I wrote on Osundare's poetry for my PhD, and I realized that JP Clark rubbed on Osundare a great deal. In fact, Osundare considered him, and I agree with him, the most lyrical poet in Nigeria. I also believe that his work on oral literature, Ozidi, for instance, is also unparalleled and incomparable, but coming to the area of poetry, Prof. Femi Osofisan reviewed all his artistic oeuvre and came up with an argument that there seems to be all kinds of ambivalence, ambiguity, silences and contradictions, and what have you.

'In that interview, I only considered some of his plays as tending towards what I call classicization, that is, trying to sound very classicist. When you poetize for the sake of it, the stage will become a little stylized and people might consider you as hankering after the Greek model unnecessarily without sufficiently domesticating it within the intellectual ambience of the Ijaw-Nigeria environment.

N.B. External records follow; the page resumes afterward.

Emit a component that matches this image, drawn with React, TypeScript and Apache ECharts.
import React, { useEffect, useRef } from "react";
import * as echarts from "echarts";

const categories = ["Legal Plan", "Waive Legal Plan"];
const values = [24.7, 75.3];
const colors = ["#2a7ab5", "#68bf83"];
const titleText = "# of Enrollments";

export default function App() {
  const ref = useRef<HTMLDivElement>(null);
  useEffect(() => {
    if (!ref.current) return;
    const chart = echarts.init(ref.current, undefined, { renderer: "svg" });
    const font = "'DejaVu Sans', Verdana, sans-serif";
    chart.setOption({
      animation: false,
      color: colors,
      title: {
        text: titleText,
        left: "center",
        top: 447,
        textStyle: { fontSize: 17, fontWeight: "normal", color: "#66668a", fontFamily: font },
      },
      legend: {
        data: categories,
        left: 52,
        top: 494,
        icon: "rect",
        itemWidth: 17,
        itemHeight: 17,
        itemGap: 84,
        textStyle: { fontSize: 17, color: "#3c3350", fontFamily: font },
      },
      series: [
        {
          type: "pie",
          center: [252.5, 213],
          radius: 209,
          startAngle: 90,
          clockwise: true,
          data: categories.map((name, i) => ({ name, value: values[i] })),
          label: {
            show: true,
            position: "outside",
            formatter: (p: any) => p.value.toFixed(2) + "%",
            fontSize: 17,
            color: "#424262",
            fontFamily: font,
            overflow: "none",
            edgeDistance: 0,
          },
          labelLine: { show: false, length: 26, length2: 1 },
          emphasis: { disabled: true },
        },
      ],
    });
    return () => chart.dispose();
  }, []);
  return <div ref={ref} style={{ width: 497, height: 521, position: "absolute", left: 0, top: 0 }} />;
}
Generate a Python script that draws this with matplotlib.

'I wasn't dismissing his drama, but comparing him to Soyinka and Rotimi, I believe that Soyinka and Rotimi have had greater influence on my intellectual and creative formation than he. So, I wasn't writing him off completely," he clarifies urgently.
Elechi Amadi wants us to believe that ethnic factor determines the extent of critical attention a writer gets in Nigeria. Anyokwu is not in tandem with his logic, 'There is no truth in that. As far as I am concerned, university scholars like to write papers on established authors to gain academic promotion and preferment. It is only natural. So, if Chinua Achebe happens to be an Igbo man and people are writing their papers on him, it is purely an accident of history. If Chris Anyokwu writes a number of works which people consider good enough to merit extensive, intensive and sustained scholarly attention, it has nothing to do with ethnicity or provincialism at all.

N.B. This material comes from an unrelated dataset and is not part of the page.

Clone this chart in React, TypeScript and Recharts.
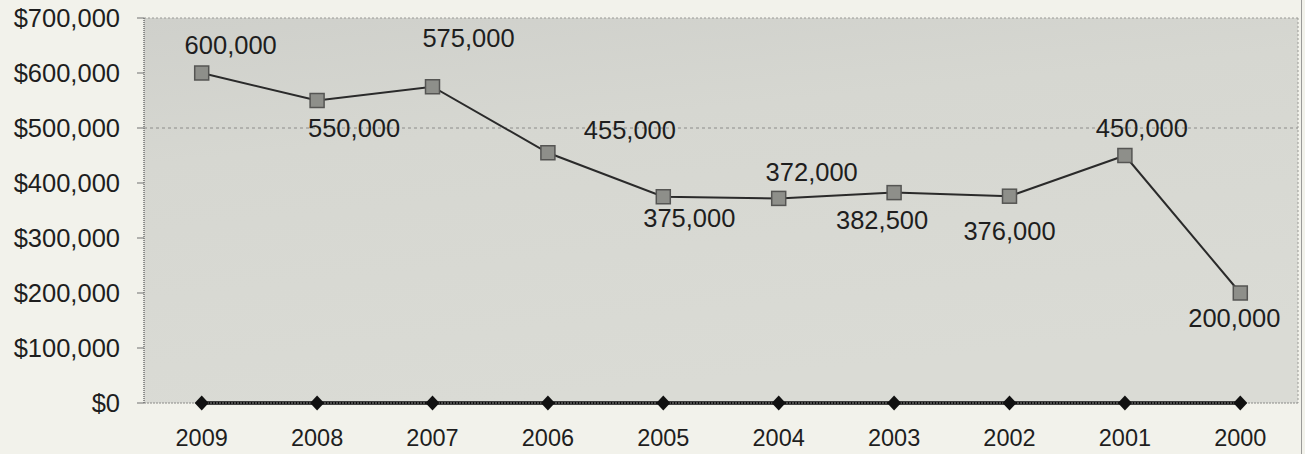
import React from "react";
import {
  LineChart,
  Line,
  XAxis,
  YAxis,
  CartesianGrid,
  ReferenceLine,
  LabelList,
} from "recharts";

const years = ["2009", "2008", "2007", "2006", "2005", "2004", "2003", "2002", "2001", "2000"];
const amounts = [600000, 550000, 575000, 455000, 375000, 372000, 382500, 376000, 450000, 200000];
const baseline = [0, 0, 0, 0, 0, 0, 0, 0, 0, 0];
const yTicks = [0, 100000, 200000, 300000, 400000, 500000, 600000, 700000];

// label placement (offset of label centre from its point), as placed in the original
const labelOffsets: [number, number][] = [
  [29, -28],
  [37, 27],
  [36, -49],
  [82, -23],
  [26, 21],
  [33, -26],
  [-12, 27],
  [0, 35],
  [17, -28],
  [-6, 25],
];

const data = years.map((year, i) => ({ year, amount: amounts[i], base: baseline[i] }));

const FONT = "'Liberation Sans', Arial, sans-serif";
const TEXT = "#1e1e1e";

const YTick = (props: any) => {
  const { x, y, payload } = props;
  return (
    <text x={x} y={y} dy="0.355em" textAnchor="end" fontFamily={FONT} fontSize={25.5} fill={TEXT}>
      {"$" + Number(payload.value).toLocaleString("en-US")}
    </text>
  );
};

const XTick = (props: any) => {
  const { x, y, payload } = props;
  return (
    <text x={x} y={y + 35} dy="0.355em" textAnchor="middle" fontFamily={FONT} fontSize={23.5} fill={TEXT}>
      {payload.value}
    </text>
  );
};

const SquareDot = (props: any) => {
  const { cx, cy, index } = props;
  if (cx == null || cy == null) return null;
  const s = 14;
  return (
    <rect
      key={`sq-${index}`}
      x={cx - s / 2}
      y={cy - s / 2}
      width={s}
      height={s}
      fill="#8e8f8a"
      stroke="#555553"
      strokeWidth={1.5}
    />
  );
};

const DiamondDot = (props: any) => {
  const { cx, cy, index } = props;
  if (cx == null || cy == null) return null;
  const w = 7;
  const h = 7.5;
  return (
    <polygon
      key={`dm-${index}`}
      points={`${cx},${cy - h} ${cx + w},${cy} ${cx},${cy + h} ${cx - w},${cy}`}
      fill="#111"
    />
  );
};

const ValueLabel = (props: any) => {
  const { x, y, value, index } = props;
  const [dx, dy] = labelOffsets[index] || [0, -25];
  return (
    <text
      x={x + dx}
      y={y + dy}
      dy="0.355em"
      textAnchor="middle"
      fontFamily={FONT}
      fontSize={25.5}
      fill={TEXT}
    >
      {Number(value).toLocaleString("en-US")}
    </text>
  );
};

export default function App() {
  return (
    <div
      style={{
        position: "absolute",
        left: 0,
        top: 0,
        width: 1305,
        height: 454,
        background: "#f2f2eb",
        overflow: "hidden",
      }}
    >
      <div
        style={{
          position: "absolute",
          left: 1301,
          top: 0,
          width: 1,
          height: 454,
          background: "#9a9a98",
        }}
      />
      <LineChart
        width={1305}
        height={454}
        data={data}
        margin={{ top: 18, right: 7, bottom: 21, left: 0 }}
      >
        <defs>
          <linearGradient id="plotBg" x1="0" y1="0" x2="0.3" y2="1">
            <stop offset="0%" stopColor="#cfd0cb" />
            <stop offset="35%" stopColor="#d6d7d1" />
            <stop offset="100%" stopColor="#dadbd5" />
          </linearGradient>
        </defs>
        <CartesianGrid
          fill="url(#plotBg)"
          horizontal={false}
          vertical={true}
          stroke="#9a9a96"
          strokeDasharray="2 2"
          verticalCoordinatesGenerator={(p: any) => [p.offset.left + p.offset.width]}
        />
        <ReferenceLine y={700000} stroke="#9a9a96" strokeDasharray="2 2" />
        <ReferenceLine y={500000} stroke="#8c8c8a" strokeDasharray="3 3" />
        <XAxis
          dataKey="year"
          type="category"
          height={30}
          padding={{ left: 57.7, right: 57.7 }}
          tickLine={false}
          tickSize={0}
          tickMargin={0}
          axisLine={{ stroke: "#8a8a88", strokeDasharray: "2 1" }}
          tick={<XTick />}
          interval={0}
        />
        <YAxis
          width={144}
          domain={[0, 700000]}
          ticks={yTicks}
          interval={0}
          tickSize={7}
          tickMargin={17}
          axisLine={{ stroke: "#707070", strokeDasharray: "1 1", strokeWidth: 1.5 }}
          tickLine={{ stroke: "#707070" }}
          tick={<YTick />}
        />
        <Line
          dataKey="amount"
          stroke="#2a2a2a"
          strokeWidth={2}
          dot={<SquareDot />}
          activeDot={false}
          isAnimationActive={false}
        >
          <LabelList dataKey="amount" content={<ValueLabel />} />
        </Line>
        <Line
          dataKey="base"
          stroke="#0a0a0a"
          strokeWidth={3.5}
          dot={<DiamondDot />}
          activeDot={false}
          isAnimationActive={false}
        />
      </LineChart>
    </div>
  );
}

'I don't believe in what he says. That is just trying to be mischievous for the sake of it. Amadi's works are good, and if they are not getting the same attention as Soyinka and Achebe, he should bid his time; he will get his dues in due course."
War cannot be considered a novel theme in literature, but it cannot be said to be overflogged, as far as Anyokwu is concerned, for it forms the basis of one of his plays, A Parade of Madmen. 'How can it be said to be overflogged when war is what engages the attention of the international community, especially with regard to Africa? I feel that so long as man is fighting his fellow man, we should continue to interrogate this menace until we are able to wrestle it to the ground, maybe resolve it and have a better world."

Responding to what fascinates him about the campus setting, which recurs in most of his works, he says, 'I guess that a writer should write about what he knows best. It tasks less on the imagination when you write from experience." He has lived in the university environment for close to twenty years. 'I know that if you consider the dialectics between the gown and town, in a normal society, the gown is supposed to tell the town what direction it is supposed to take. We believe that the gown should continue to provide leadership, moral direction and ultimately shape the collective destiny of the nation. So, if we get it right in the gown, the town can sleep with its eyes closed."

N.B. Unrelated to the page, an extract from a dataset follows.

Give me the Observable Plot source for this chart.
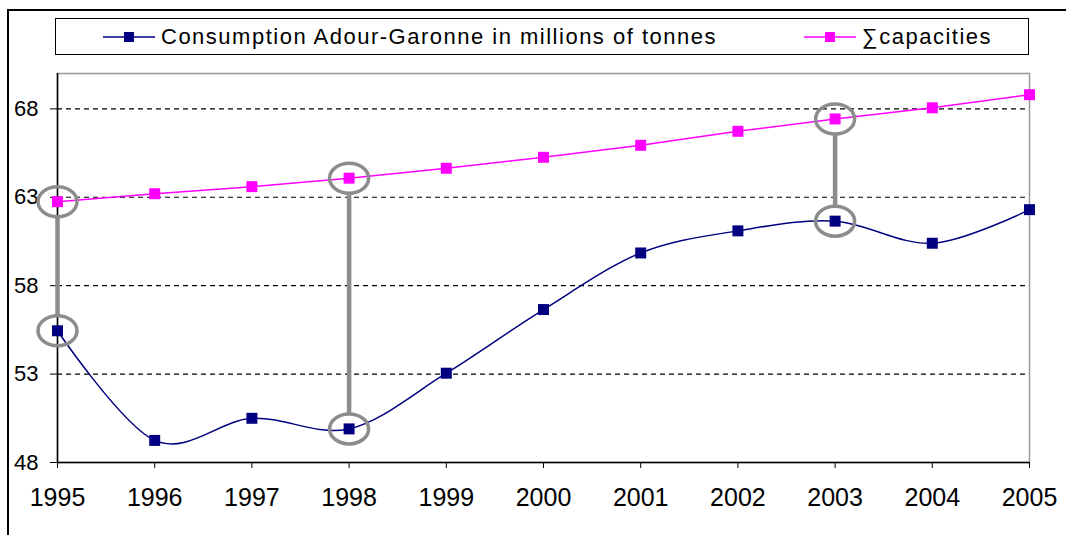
<!DOCTYPE html>
<html>
<head>
<meta charset="utf-8">
<script src="https://cdn.jsdelivr.net/npm/d3@7"></script>
<script src="https://cdn.jsdelivr.net/npm/@observablehq/plot@0.6"></script>
<style>
  html, body { margin: 0; padding: 0; background: #fff; }
  #wrap { position: relative; width: 1066px; height: 535px; overflow: hidden; font-family: "Liberation Sans", Arial, sans-serif; }
  #frame { position: absolute; left: 7px; top: 9px; width: 1200px; height: 700px; border-left: 2px solid #000; border-top: 2px solid #000; }
  #chart { position: absolute; left: 0; top: 0; }
  #legend { position: absolute; left: 55px; top: 18px; width: 972px; height: 35px; border: 1px solid #000; background: #fff; font-size: 22px; letter-spacing: 1.5px; color: #000; }
  .item { position: absolute; top: 0; height: 35px; display: flex; align-items: center; white-space: nowrap; }
  .item svg { margin-right: 6px; }
  .xax text { font-size: 25px; }
</style>
</head>
<body>
<div id="wrap">
  <div id="frame"></div>
  <div id="chart"></div>
  <div id="legend"></div>
</div>
<script>
const years = [1995, 1996, 1997, 1998, 1999, 2000, 2001, 2002, 2003, 2004, 2005];
const consumption = [55.45, 49.25, 50.5, 49.9, 53.05, 56.65, 59.85, 61.1, 61.65, 60.4, 62.3];
const capacities = [62.75, 63.2, 63.6, 64.08, 64.64, 65.26, 65.94, 66.73, 67.43, 68.06, 68.8];
const highlightYears = [1995, 1998, 2003];
const yTicks = [48, 53, 58, 63, 68];
const gridTicks = [53, 58, 63, 68];
const seriesNames = ["Consumption Adour-Garonne in millions of tonnes", "\u2211capacities"];
const colors = ["#000080", "#FF00FF"];

const cons = years.map((year, i) => ({year, value: consumption[i]}));
const caps = years.map((year, i) => ({year, value: capacities[i]}));
const hl = highlightYears.map(year => {
  const i = years.indexOf(year);
  return {year, low: consumption[i], high: capacities[i]};
});
const hlPoints = hl.flatMap(d => [{year: d.year, value: d.low}, {year: d.year, value: d.high}]);

const ellipse = {
  draw(context) {
    const rx = 19.5, ry = 15, k = 0.5523;
    context.moveTo(rx, 0);
    context.bezierCurveTo(rx, ry * k, rx * k, ry, 0, ry);
    context.bezierCurveTo(-rx * k, ry, -rx, ry * k, -rx, 0);
    context.bezierCurveTo(-rx, -ry * k, -rx * k, -ry, 0, -ry);
    context.bezierCurveTo(rx * k, -ry, rx, -ry * k, rx, 0);
    context.closePath();
  }
};

const chart = Plot.plot({
  width: 1066,
  height: 535,
  marginTop: 73,
  marginLeft: 57,
  marginRight: 37,
  marginBottom: 73,
  style: {fontFamily: "'Liberation Sans', Arial, sans-serif", fontSize: "22px", color: "#000", background: "transparent"},
  x: {domain: [1995, 2005], label: null},
  y: {domain: [48, 70], label: null},
  marks: [
    Plot.frame({stroke: "#999", strokeWidth: 1.5}),
    Plot.gridY(gridTicks, {stroke: "#000", strokeOpacity: 1, strokeWidth: 1.2, strokeDasharray: "5,4"}),
    Plot.axisX(years, {tickFormat: "d", tickSize: 6, tickPadding: 20, stroke: "#000", fill: "#000", label: null, className: "xax", fontSize: 25}),
    Plot.axisY(yTicks, {tickSize: 7, tickPadding: 12, stroke: "#000", fill: "#000", label: null}),
    Plot.ruleX([1995], {stroke: "#000", strokeWidth: 1.5}),
    Plot.ruleY([48], {stroke: "#000", strokeWidth: 1.5}),
    Plot.line(caps, {x: "year", y: "value", stroke: colors[1], strokeWidth: 1.5}),
    Plot.line(cons, {x: "year", y: "value", stroke: colors[0], strokeWidth: 1.5, curve: "cardinal"}),
    Plot.ruleX(hl, {x: "year", y1: "high", y2: "low", stroke: "#8c8c8c", strokeWidth: 4.5, insetTop: 15, insetBottom: 15}),
    Plot.dot(hlPoints, {x: "year", y: "value", symbol: ellipse, r: 10, stroke: "#8c8c8c", strokeWidth: 3.5, fill: "none"}),
    Plot.dot(caps, {x: "year", y: "value", symbol: "square", r: 6.2, fill: colors[1], stroke: "none"}),
    Plot.dot(cons, {x: "year", y: "value", symbol: "square", r: 6.2, fill: colors[0], stroke: "none"})
  ]
});
document.getElementById("chart").appendChild(chart);

const legend = document.getElementById("legend");
const lefts = [47, 748];
seriesNames.forEach((name, i) => {
  const item = document.createElement("div");
  item.className = "item";
  item.style.left = lefts[i] + "px";
  item.innerHTML = `<svg width="52" height="14"><line x1="0" y1="7" x2="52" y2="7" stroke="${colors[i]}" stroke-width="1.5"/><rect x="21" y="2" width="10" height="10" fill="${colors[i]}"/></svg>`;
  const span = document.createElement("span");
  span.textContent = name;
  item.appendChild(span);
  legend.appendChild(item);
});
</script>
</body>
</html>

Fifty years after Achebe's Things Fall Apart, can we say we have told the African story well? 'I guess the African tale is a continuum," he remarks. 'People have been telling the African story the best way they know how. Don't forget that the African story is like the proverbial great mask dancing. So, we have to look at the form from different perspectives. In telling the story, we might cancel out one another; we might blur one another's perspectives, points of views, etcetera. It is the more the merrier. But the important thing is that I believe the African story is being told. The emphasis is the process. Achebe, Soyinka, Chimamanda, Ezeigbo, Anyokwu and others are telling the African story," his voive trails of with a whiff of confidence.